**Exercise goal:** Output the material word for word. Leave each picture out.

**Data segment:**
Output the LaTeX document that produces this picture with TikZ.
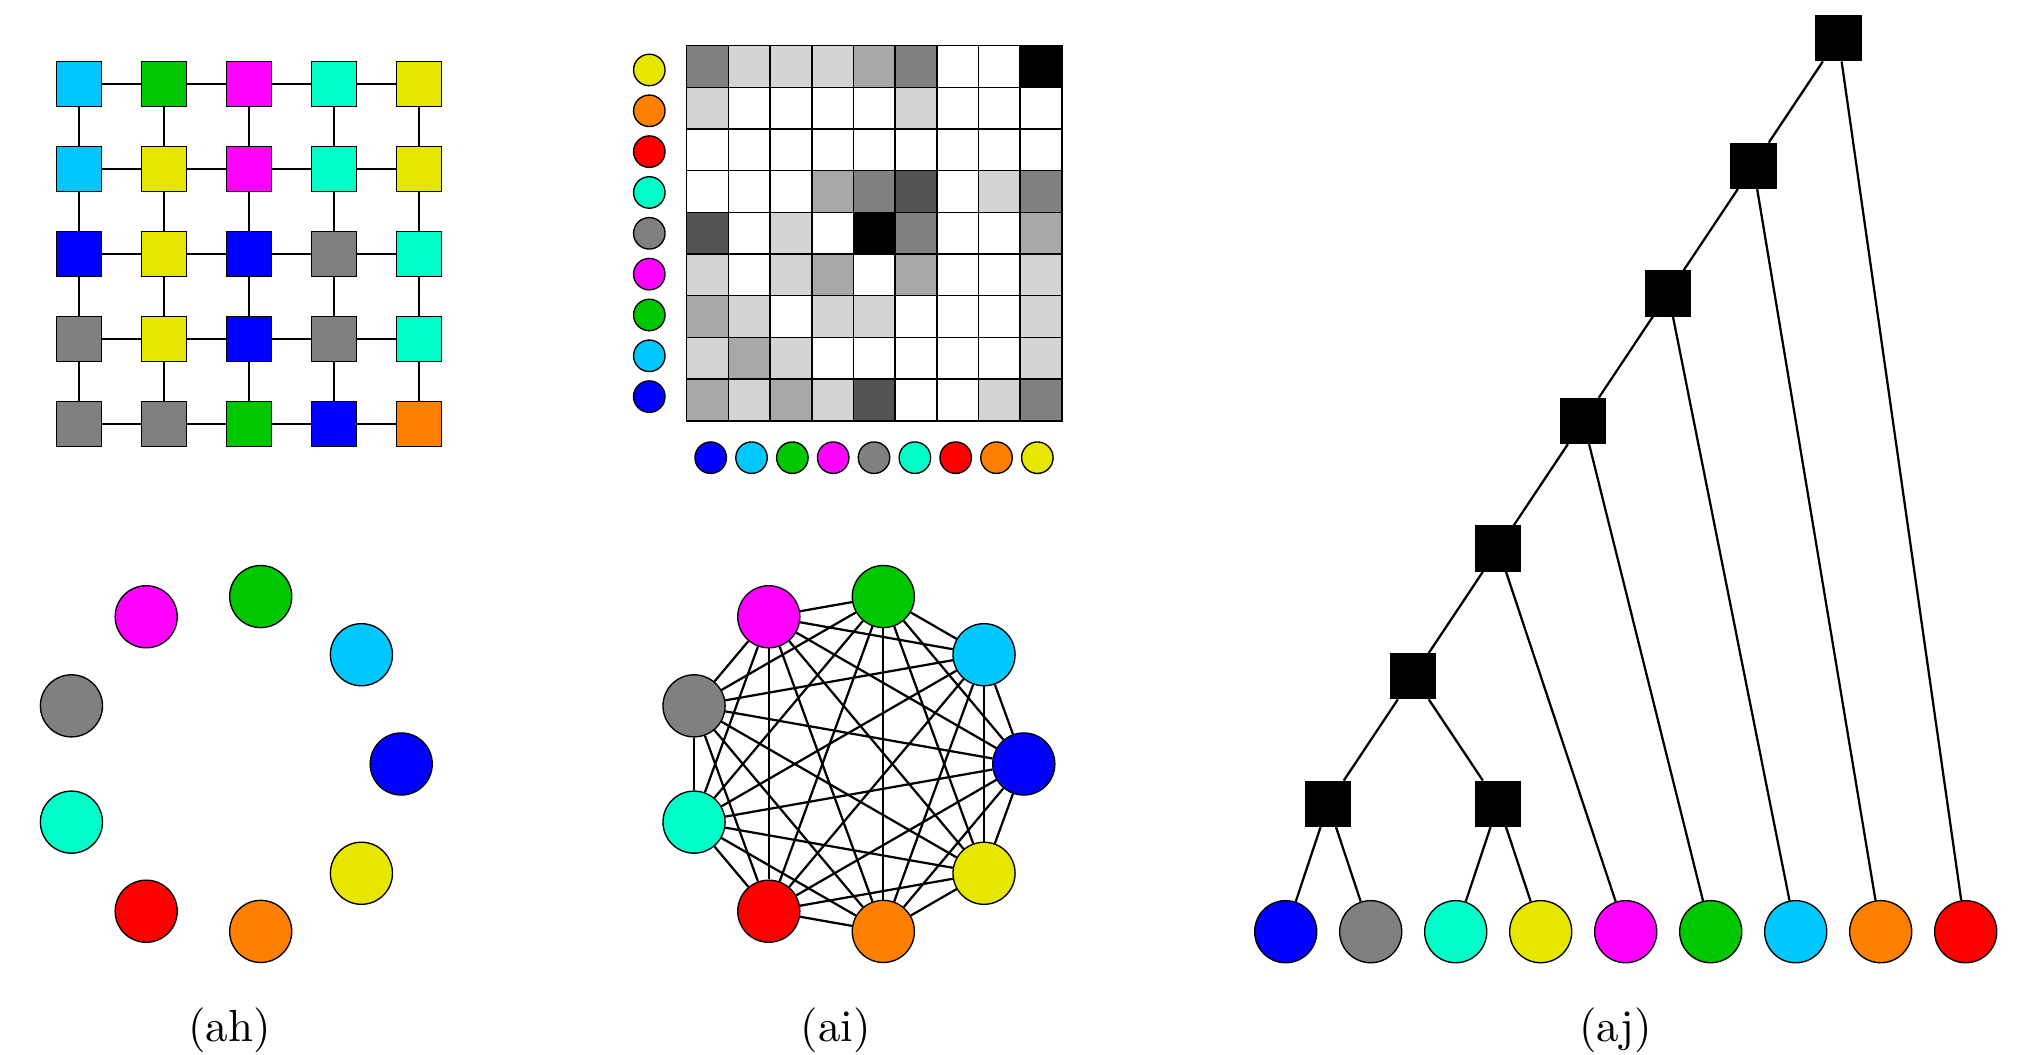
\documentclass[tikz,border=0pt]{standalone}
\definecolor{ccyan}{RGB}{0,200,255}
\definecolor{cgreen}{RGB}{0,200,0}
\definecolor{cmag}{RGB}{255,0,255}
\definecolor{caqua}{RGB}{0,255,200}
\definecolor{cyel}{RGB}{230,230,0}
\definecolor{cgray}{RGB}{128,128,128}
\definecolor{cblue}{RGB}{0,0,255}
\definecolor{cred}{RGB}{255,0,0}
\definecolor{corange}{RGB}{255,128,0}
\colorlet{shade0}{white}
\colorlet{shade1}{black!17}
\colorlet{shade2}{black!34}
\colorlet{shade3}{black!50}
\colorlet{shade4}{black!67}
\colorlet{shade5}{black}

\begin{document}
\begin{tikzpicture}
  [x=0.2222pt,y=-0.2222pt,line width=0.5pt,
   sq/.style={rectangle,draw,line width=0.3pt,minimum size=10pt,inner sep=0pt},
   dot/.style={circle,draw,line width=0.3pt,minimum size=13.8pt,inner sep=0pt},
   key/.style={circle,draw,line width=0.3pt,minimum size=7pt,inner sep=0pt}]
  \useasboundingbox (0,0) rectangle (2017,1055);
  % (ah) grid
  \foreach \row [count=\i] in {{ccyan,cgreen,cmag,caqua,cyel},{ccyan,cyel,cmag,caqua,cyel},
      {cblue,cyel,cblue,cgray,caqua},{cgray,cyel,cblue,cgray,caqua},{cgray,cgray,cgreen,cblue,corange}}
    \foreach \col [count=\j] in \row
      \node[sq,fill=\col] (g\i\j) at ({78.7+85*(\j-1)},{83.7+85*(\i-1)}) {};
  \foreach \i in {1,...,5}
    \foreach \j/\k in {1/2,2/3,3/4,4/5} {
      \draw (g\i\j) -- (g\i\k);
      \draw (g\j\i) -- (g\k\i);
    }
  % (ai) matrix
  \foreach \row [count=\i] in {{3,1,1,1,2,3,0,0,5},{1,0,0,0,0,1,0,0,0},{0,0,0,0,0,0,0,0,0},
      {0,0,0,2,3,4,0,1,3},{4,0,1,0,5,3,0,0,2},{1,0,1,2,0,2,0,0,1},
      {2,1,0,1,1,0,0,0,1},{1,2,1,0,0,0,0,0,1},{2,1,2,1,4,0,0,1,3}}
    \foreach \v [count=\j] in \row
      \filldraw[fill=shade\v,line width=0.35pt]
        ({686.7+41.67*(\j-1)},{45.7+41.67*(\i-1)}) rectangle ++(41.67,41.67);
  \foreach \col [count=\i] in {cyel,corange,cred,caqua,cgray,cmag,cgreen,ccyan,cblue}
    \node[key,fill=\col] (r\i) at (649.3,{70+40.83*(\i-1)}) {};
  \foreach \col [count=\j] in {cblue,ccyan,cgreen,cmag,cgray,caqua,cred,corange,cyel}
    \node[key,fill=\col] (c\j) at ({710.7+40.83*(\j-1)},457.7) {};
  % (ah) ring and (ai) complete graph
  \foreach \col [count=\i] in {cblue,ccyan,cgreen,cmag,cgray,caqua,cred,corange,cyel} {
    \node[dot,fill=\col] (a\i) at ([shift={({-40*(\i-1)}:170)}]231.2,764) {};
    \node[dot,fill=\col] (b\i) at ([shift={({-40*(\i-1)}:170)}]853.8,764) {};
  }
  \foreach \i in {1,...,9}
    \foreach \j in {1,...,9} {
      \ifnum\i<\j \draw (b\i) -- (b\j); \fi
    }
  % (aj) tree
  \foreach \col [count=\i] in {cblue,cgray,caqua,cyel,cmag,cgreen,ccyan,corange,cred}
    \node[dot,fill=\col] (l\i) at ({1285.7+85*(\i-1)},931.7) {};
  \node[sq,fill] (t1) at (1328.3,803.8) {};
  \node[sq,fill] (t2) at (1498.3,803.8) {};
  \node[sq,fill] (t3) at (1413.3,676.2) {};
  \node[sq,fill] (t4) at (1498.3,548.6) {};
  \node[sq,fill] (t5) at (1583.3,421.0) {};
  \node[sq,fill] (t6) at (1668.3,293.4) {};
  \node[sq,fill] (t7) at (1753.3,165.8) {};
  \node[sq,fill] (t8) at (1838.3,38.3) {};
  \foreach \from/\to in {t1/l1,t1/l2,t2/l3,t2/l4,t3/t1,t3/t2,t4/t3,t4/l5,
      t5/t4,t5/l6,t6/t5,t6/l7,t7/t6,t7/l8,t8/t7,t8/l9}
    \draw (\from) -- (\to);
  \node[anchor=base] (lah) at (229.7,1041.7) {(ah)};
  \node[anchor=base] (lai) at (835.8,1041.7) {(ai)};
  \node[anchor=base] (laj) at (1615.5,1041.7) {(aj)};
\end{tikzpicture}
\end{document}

**Result:**
Output the LaTeX document that produces this picture with TikZ.
\documentclass[tikz,border=0pt]{standalone}
\definecolor{ccyan}{RGB}{0,200,255}
\definecolor{cgreen}{RGB}{0,200,0}
\definecolor{cmag}{RGB}{255,0,255}
\definecolor{caqua}{RGB}{0,255,200}
\definecolor{cyel}{RGB}{230,230,0}
\definecolor{cgray}{RGB}{128,128,128}
\definecolor{cblue}{RGB}{0,0,255}
\definecolor{cred}{RGB}{255,0,0}
\definecolor{corange}{RGB}{255,128,0}
\colorlet{shade0}{white}
\colorlet{shade1}{black!17}
\colorlet{shade2}{black!34}
\colorlet{shade3}{black!50}
\colorlet{shade4}{black!67}
\colorlet{shade5}{black}

\begin{document}
\begin{tikzpicture}
  [x=0.2222pt,y=-0.2222pt,line width=0.5pt,
   sq/.style={rectangle,draw,line width=0.3pt,minimum size=10pt,inner sep=0pt},
   dot/.style={circle,draw,line width=0.3pt,minimum size=13.8pt,inner sep=0pt},
   key/.style={circle,draw,line width=0.3pt,minimum size=7pt,inner sep=0pt}]
  \useasboundingbox (0,0) rectangle (2017,1055);
  % (ah) grid
  \foreach \row [count=\i] in {{ccyan,cgreen,cmag,caqua,cyel},{ccyan,cyel,cmag,caqua,cyel},
      {cblue,cyel,cblue,cgray,caqua},{cgray,cyel,cblue,cgray,caqua},{cgray,cgray,cgreen,cblue,corange}}
    \foreach \col [count=\j] in \row
      \node[sq,fill=\col] (g\i\j) at ({78.7+85*(\j-1)},{83.7+85*(\i-1)}) {};
  \foreach \i in {1,...,5}
    \foreach \j/\k in {1/2,2/3,3/4,4/5} {
      \draw (g\i\j) -- (g\i\k);
      \draw (g\j\i) -- (g\k\i);
    }
  % (ai) matrix
  \foreach \row [count=\i] in {{3,1,1,1,2,3,0,0,5},{1,0,0,0,0,1,0,0,0},{0,0,0,0,0,0,0,0,0},
      {0,0,0,2,3,4,0,1,3},{4,0,1,0,5,3,0,0,2},{1,0,1,2,0,2,0,0,1},
      {2,1,0,1,1,0,0,0,1},{1,2,1,0,0,0,0,0,1},{2,1,2,1,4,0,0,1,3}}
    \foreach \v [count=\j] in \row
      \filldraw[fill=shade\v,line width=0.35pt]
        ({686.7+41.67*(\j-1)},{45.7+41.67*(\i-1)}) rectangle ++(41.67,41.67);
  \foreach \col [count=\i] in {cyel,corange,cred,caqua,cgray,cmag,cgreen,ccyan,cblue}
    \node[key,fill=\col] (r\i) at (649.3,{70+40.83*(\i-1)}) {};
  \foreach \col [count=\j] in {cblue,ccyan,cgreen,cmag,cgray,caqua,cred,corange,cyel}
    \node[key,fill=\col] (c\j) at ({710.7+40.83*(\j-1)},457.7) {};
  % (ah) ring and (ai) complete graph
  \foreach \col [count=\i] in {cblue,ccyan,cgreen,cmag,cgray,caqua,cred,corange,cyel} {
    \node[dot,fill=\col] (a\i) at ([shift={({-40*(\i-1)}:170)}]231.2,764) {};
    \node[dot,fill=\col] (b\i) at ([shift={({-40*(\i-1)}:170)}]853.8,764) {};
  }
  \foreach \i in {1,...,9}
    \foreach \j in {1,...,9} {
      \ifnum\i<\j \draw (b\i) -- (b\j); \fi
    }
  % (aj) tree
  \foreach \col [count=\i] in {cblue,cgray,caqua,cyel,cmag,cgreen,ccyan,corange,cred}
    \node[dot,fill=\col] (l\i) at ({1285.7+85*(\i-1)},931.7) {};
  \node[sq,fill] (t1) at (1328.3,803.8) {};
  \node[sq,fill] (t2) at (1498.3,803.8) {};
  \node[sq,fill] (t3) at (1413.3,676.2) {};
  \node[sq,fill] (t4) at (1498.3,548.6) {};
  \node[sq,fill] (t5) at (1583.3,421.0) {};
  \node[sq,fill] (t6) at (1668.3,293.4) {};
  \node[sq,fill] (t7) at (1753.3,165.8) {};
  \node[sq,fill] (t8) at (1838.3,38.3) {};
  \foreach \from/\to in {t1/l1,t1/l2,t2/l3,t2/l4,t3/t1,t3/t2,t4/t3,t4/l5,
      t5/t4,t5/l6,t6/t5,t6/l7,t7/t6,t7/l8,t8/t7,t8/l9}
    \draw (\from) -- (\to);
  \node[anchor=base] (lah) at (229.7,1041.7) {(ah)};
  \node[anchor=base] (lai) at (835.8,1041.7) {(ai)};
  \node[anchor=base] (laj) at (1615.5,1041.7) {(aj)};
\end{tikzpicture}
\end{document}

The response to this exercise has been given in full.